I wanted to reuse one for octoprint, but it turned out to be unreliable. So I switched to my NUC instead.

I have the feeking that those SD cards just don't perform well and wear out more easily, and I really use good ones.

[–] klangcola@reddthat.com 1 points 11 months ago (1 children)

For RPi the two major causes of issues (in my experience) are low spec power supplies and low spec SD-cards.

Power supplies drop voltage when the loads gets too high, which is especially pronounced with high power USB devices like external harddrives.

SD-cards tend to get worn out or give write errors after enough writes. Class 10 SD cards are recommended for both speed and longevity. And ideally try to avoid write intensive stuff on the SD card

[–] ohmesocorny@discuss.online 2 points 11 months ago (1 children)
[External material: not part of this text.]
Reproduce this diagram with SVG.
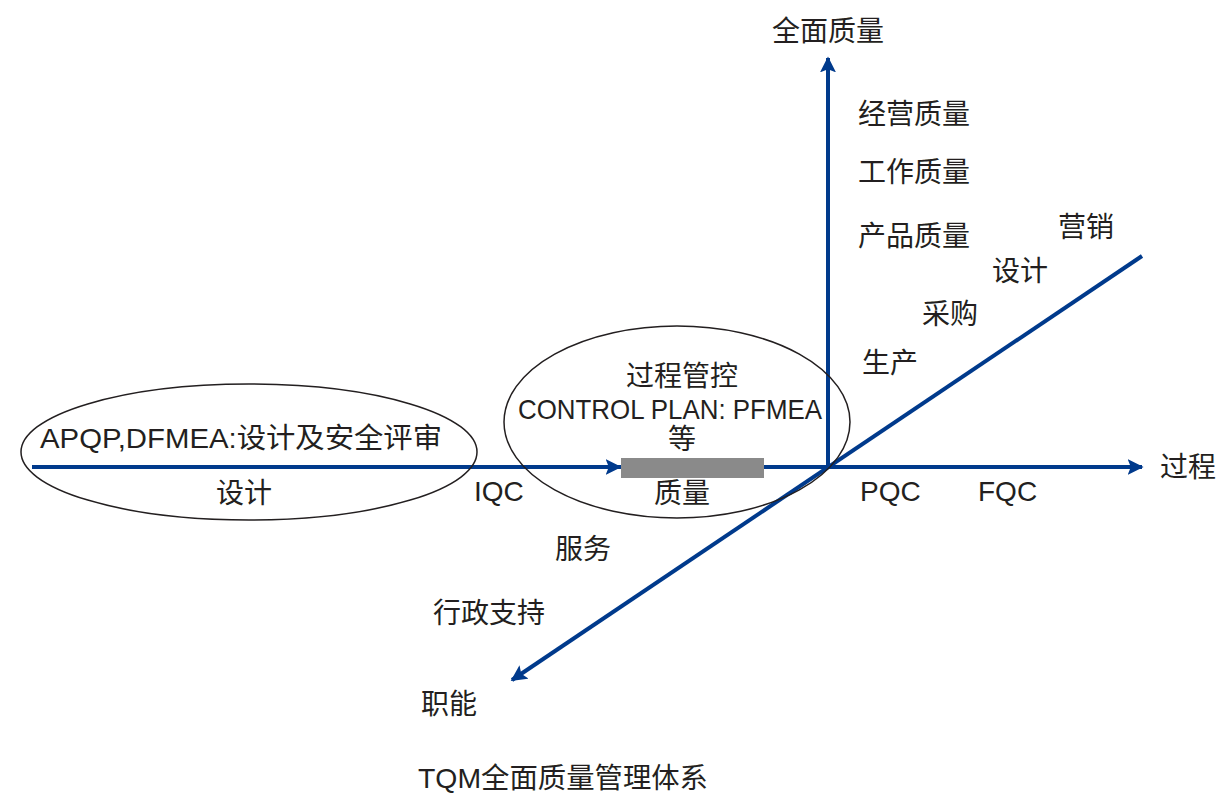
<svg xmlns="http://www.w3.org/2000/svg" width="1220" height="795" viewBox="0 0 1220 795">
<defs>
<style>
.t{font-family:"Liberation Sans","Noto Sans CJK SC",sans-serif;font-size:28px;fill:#231f20;}
.c{text-anchor:middle;}
.ax{stroke:#003a8c;stroke-width:4;fill:none;}
.el{stroke:#231f20;stroke-width:1.5;fill:none;}
</style>
<marker id="ah" viewBox="0 0 10 10" refX="9" refY="5" markerWidth="4" markerHeight="4" orient="auto" markerUnits="strokeWidth">
<path d="M0,0 L10,5 L0,10 L2,5 Z" fill="#003a8c"/>
</marker>
</defs>
<rect width="1220" height="795" fill="#fff"/>
<g id="connectors">
<line class="ax" x1="32" y1="467" x2="1142" y2="467" marker-end="url(#ah)"/>
<line class="ax" x1="32" y1="467" x2="620" y2="467" marker-end="url(#ah)"/>
<line class="ax" x1="828" y1="467" x2="828" y2="58" marker-end="url(#ah)"/>
<line class="ax" x1="1142" y1="256" x2="512" y2="680" marker-end="url(#ah)"/>
</g>
<g id="design-ellipse">
<ellipse class="el" cx="249" cy="452" rx="228" ry="68"/>
<text class="t" x="40" y="448" textLength="402" lengthAdjust="spacingAndGlyphs">APQP,DFMEA:设计及安全评审</text>
<text class="t c" x="244" y="503">设计</text>
</g>
<g id="process-ellipse">
<ellipse class="el" cx="677" cy="422" rx="173" ry="96"/>
<text class="t c" x="682" y="386">过程管控</text>
<text class="t" x="518" y="419" textLength="304" lengthAdjust="spacingAndGlyphs">CONTROL PLAN: PFMEA</text>
<text class="t c" x="682" y="449">等</text>
</g>
<g id="quality-bar">
<rect x="621" y="458" width="143" height="20" fill="#8a8a8a"/>
<text class="t c" x="682" y="503">质量</text>
</g>
<g id="labels">
<text class="t c" x="828" y="41">全面质量</text>
<text class="t" x="858" y="124">经营质量</text>
<text class="t" x="858" y="182">工作质量</text>
<text class="t" x="858" y="246">产品质量</text>
<text class="t" x="1058" y="237">营销</text>
<text class="t" x="992" y="281">设计</text>
<text class="t" x="922" y="324">采购</text>
<text class="t" x="862" y="373">生产</text>
<text class="t" x="1160" y="477">过程</text>
<text class="t" x="860" y="501">PQC</text>
<text class="t" x="978" y="501">FQC</text>
<text class="t" x="474" y="501">IQC</text>
<text class="t" x="555" y="559">服务</text>
<text class="t" x="433" y="623">行政支持</text>
<text class="t" x="421" y="714">职能</text>
<text class="t" x="418" y="788" textLength="290" lengthAdjust="spacingAndGlyphs">TQM全面质量管理体系</text>
</g>
</svg>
Forget SD cards for Raspberry Pis - boot from an SSD in a USB enclosure, they have better longevity than SD cards.

[–] rambos@lemm.ee 2 points 11 months ago

Not all of them can run reliably without an external power supply and not all enclosures/usb hubs/sata adapters are supported. But yeah lot of people recommend that. I also had great experience with sd cards, but that might be just a luck

[–] mykneedoesnthurt@kbin.social 1 points 11 months ago

Small piece of tape on one of the 4 exposed USB leads on the connector trick fixes this problem.